Salam Al Rassi died on the 19th of April 2003 and was buried in Beirut


His books:

  • Lialla Tadhi', 1971
  • Fi Al-Zawaya Khabaya, 1974
  • Haki Qaraya wa Haki Saraya, 1976
  • Sheeh Breeh, 1978
  • Al-Nass Bil-Nass, 1980
  • Heess Beess, 1983
  • Al-Habl Al-Jarrar, 1988
  • Joud Min Al-Mawjoud, 1991
  • Thamanoo, 1993
  • Al-Qeel wa Al-Qal, 1994
  • Qal Al-Mathal, 1995
  • Al-Nass Ajnass, 1995
  • 'uq'ud A'waj wa Ihki Jales, 1996
  • Min Kul Wadi 'assa, 1998
  • Ya Jabal Ma Yhizzak Reeh, 2000
  • Ahsan Ayyamak Istima' Kalamak, 2001

All books were published by Naufal, Beirut, Lebanon


Abbas Baydhoun wrote in Al Safir, 30 April 2003: Salam Al Rassi realised that he was at the end of a history, the end of a culture that was void of memory; so he chose to found a memory for the future. Al Rassi was not really interested in customs, religious holidays or folklore, but rather in the magical ability to coin an eloquent or effective phrase for an occasion or a situation. It was the choice of a poet more than that of a historian or a researcher.

He made jewels out of someone else's parlance.

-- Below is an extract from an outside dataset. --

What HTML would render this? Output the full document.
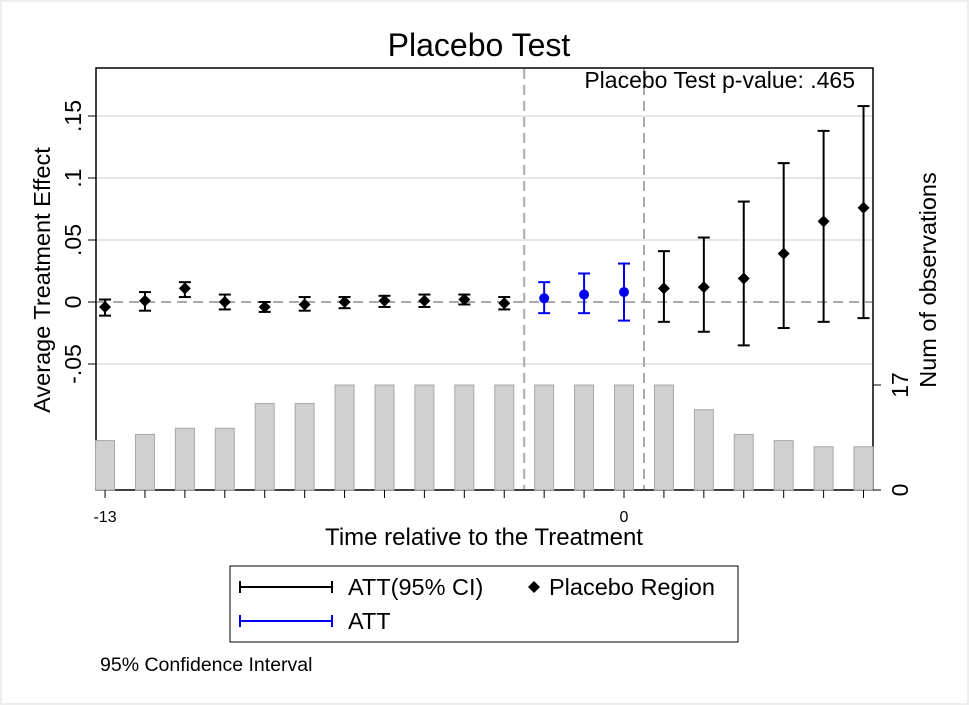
<!DOCTYPE html>
<html><head><meta charset="utf-8"><style>
html,body{margin:0;padding:0;background:#fff}
svg{display:block;font-family:"Liberation Sans",Arial,sans-serif}
</style></head><body>
<svg id="chart" width="969" height="705" viewBox="0 0 969 705">
<rect x="1" y="1" width="967" height="703" fill="#fff" stroke="#eeeeee" stroke-width="2"/>
<text x="479" y="56" font-size="32" text-anchor="middle">Placebo Test</text>
<rect x="96" y="68" width="777" height="422" fill="#fff" stroke="#000" stroke-width="1.5"/>
<g id="grid"></g>
<g id="bars"></g>
<g id="refs"></g>
<g id="marks"></g>
<g id="axes"></g>
<text x="855" y="88" font-size="23" text-anchor="end">Placebo Test p-value: .465</text>
<text transform="translate(50,280) rotate(-90)" font-size="23.5" text-anchor="middle">Average Treatment Effect</text>
<text transform="translate(936,280) rotate(-90)" font-size="23.5" text-anchor="middle">Num of observations</text>
<text x="484" y="545" font-size="24" text-anchor="middle">Time relative to the Treatment</text>
<g>
<rect x="230" y="566" width="508" height="76" fill="#fff" stroke="#000" stroke-width="1"/>
<g>
<line x1="240" y1="587" x2="332" y2="587" stroke="#000" stroke-width="2"/>
<line x1="240" y1="581" x2="240" y2="593" stroke="#000" stroke-width="2"/>
<line x1="332" y1="581" x2="332" y2="593" stroke="#000" stroke-width="2"/>
<text x="348" y="595" font-size="23.5">ATT(95% CI)</text></g>
<g>
<path d="M534 581 L540 587 L534 593 L528 587 Z" fill="#000"/>
<text x="549" y="595" font-size="23.5">Placebo Region</text></g>
<g>
<line x1="240" y1="621" x2="332" y2="621" stroke="#0000ee" stroke-width="2"/>
<line x1="240" y1="615" x2="240" y2="627" stroke="#0000ee" stroke-width="2"/>
<line x1="332" y1="615" x2="332" y2="627" stroke="#0000ee" stroke-width="2"/>
<text x="348" y="629" font-size="23.5">ATT</text></g>
</g>
<text x="100" y="671" font-size="19.5">95% Confidence Interval</text>
</svg>
<script>
const periods=[-13,-12,-11,-10,-9,-8,-7,-6,-5,-4,-3,-2,-1,0,1,2,3,4,5,6];
const estimates=[-0.004,0.001,0.011,0.0,-0.004,-0.002,0.0,0.001,0.001,0.002,-0.001,0.003,0.006,0.008,0.011,0.012,0.019,0.039,0.065,0.076];
const ciUpper=[0.002,0.008,0.016,0.006,0.0,0.004,0.004,0.005,0.006,0.006,0.004,0.016,0.023,0.031,0.041,0.052,0.081,0.112,0.138,0.158];
const ciLower=[-0.011,-0.007,0.004,-0.006,-0.008,-0.007,-0.005,-0.004,-0.004,-0.002,-0.006,-0.009,-0.009,-0.015,-0.016,-0.024,-0.035,-0.021,-0.016,-0.013];
const obsCounts=[8,9,10,10,14,14,17,17,17,17,17,17,17,17,17,13,9,8,7,7];
const attPeriods=[-2,-1,0];
const yTicks=[-0.05,0,0.05,0.1,0.15];
const yTickLabels=["-.05","0",".05",".1",".15"];
const NS="http://www.w3.org/2000/svg";
const X=t=>624+(t-0)*39.92;
const Y=v=>302-v*1240;
const B=n=>490-n*(105/17);
function mk(p,tag,a){const e=document.createElementNS(NS,tag);for(const k in a)e.setAttribute(k,a[k]);document.getElementById(p).appendChild(e);return e;}
yTicks.forEach((v,i)=>{
 if(v!==0){const g=mk('grid','line',{x1:97,x2:872,y1:Y(v),y2:Y(v),stroke:'#e6e6e6','stroke-width':2});
 
 }
 const t=mk('axes','line',{x1:88,x2:96,y1:Y(v),y2:Y(v),stroke:'#000'});
 
 
 const l=mk('axes','text',{transform:`translate(81,${Y(v)}) rotate(-90)`,'font-size':23,'text-anchor':'middle'});
 l.textContent=yTickLabels[i];
 
 
});
periods.forEach((p,i)=>{
 const r=mk('bars','rect',{x:X(p)-9.5,y:B(obsCounts[i]),width:19,height:490-B(obsCounts[i]),fill:'#d0d0d0',stroke:'#a8a8a8','stroke-width':1});
 
 
 const t=mk('axes','line',{x1:X(p),x2:X(p),y1:490,y2:498,stroke:'#000'});
 
 
});
[[-13,"-13"],[0,"0"]].forEach(([p,s])=>{const l=mk('axes','text',{x:X(p),y:522,'font-size':16,'text-anchor':'middle'});l.textContent=s;
 
 });
[[0,"0"],[17,"17"]].forEach(([n,s])=>{
 const t=mk('axes','line',{x1:873,x2:881,y1:B(n),y2:B(n),stroke:'#000'});
 
 
 const l=mk('axes','text',{transform:`translate(908,${B(n)}) rotate(-90)`,'font-size':23,'text-anchor':'middle'});l.textContent=s;
 
 });
const z=mk('refs','line',{x1:97,x2:872,y1:Y(0),y2:Y(0),stroke:'#aaaaaa','stroke-width':2,'stroke-dasharray':'10,6'});


[X(-2.5),X(0.5)].forEach(x=>{const v=mk('refs','line',{x1:x,x2:x,y1:69,y2:489,stroke:'#aaaaaa','stroke-width':2,'stroke-dasharray':'10,6'});
 
 });
periods.forEach((p,i)=>{
 const att=attPeriods.includes(p);const c=att?'#0000ee':'#000';const x=X(p);
 const g=mk('marks','g',{});
 
 
 const a=(tag,o)=>{const e=document.createElementNS(NS,tag);for(const k in o)e.setAttribute(k,o[k]);g.appendChild(e);};
 a('line',{x1:x,x2:x,y1:Y(ciUpper[i]),y2:Y(ciLower[i]),stroke:c,'stroke-width':2});
 a('line',{x1:x-6,x2:x+6,y1:Y(ciUpper[i]),y2:Y(ciUpper[i]),stroke:c,'stroke-width':2});
 a('line',{x1:x-6,x2:x+6,y1:Y(ciLower[i]),y2:Y(ciLower[i]),stroke:c,'stroke-width':2});
 const y=Y(estimates[i]);
 if(att)a('circle',{cx:x,cy:y,r:5,fill:c});
 else a('path',{d:`M${x} ${y-6}L${x+6} ${y}L${x} ${y+6}L${x-6} ${y}Z`,fill:c});
});
</script>
</body></html>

However, Al Rassi was in effect the creator of such jewels in the way he made the choices. Al Rassi was the author.

He sometimes projected some of his findings on present times, purely for education and advice. He reproduced the past and the present because his contemporaries missed out this notion. They insisted that 'progress' was a prerequisite for forgetfulness.

Although Al Rassi was a pioneer among the socialist thinkers of those days, he was not shy of his real self. The wooden 'party' discourse of those days did not distract him from appreciating the essence of oral expression, which was transmitted through generations. He did not shun away from his real world because he believed that we will have a future when we find our missing history.

If his passing was an end of an era, we hope that it would also be a signal for a new one.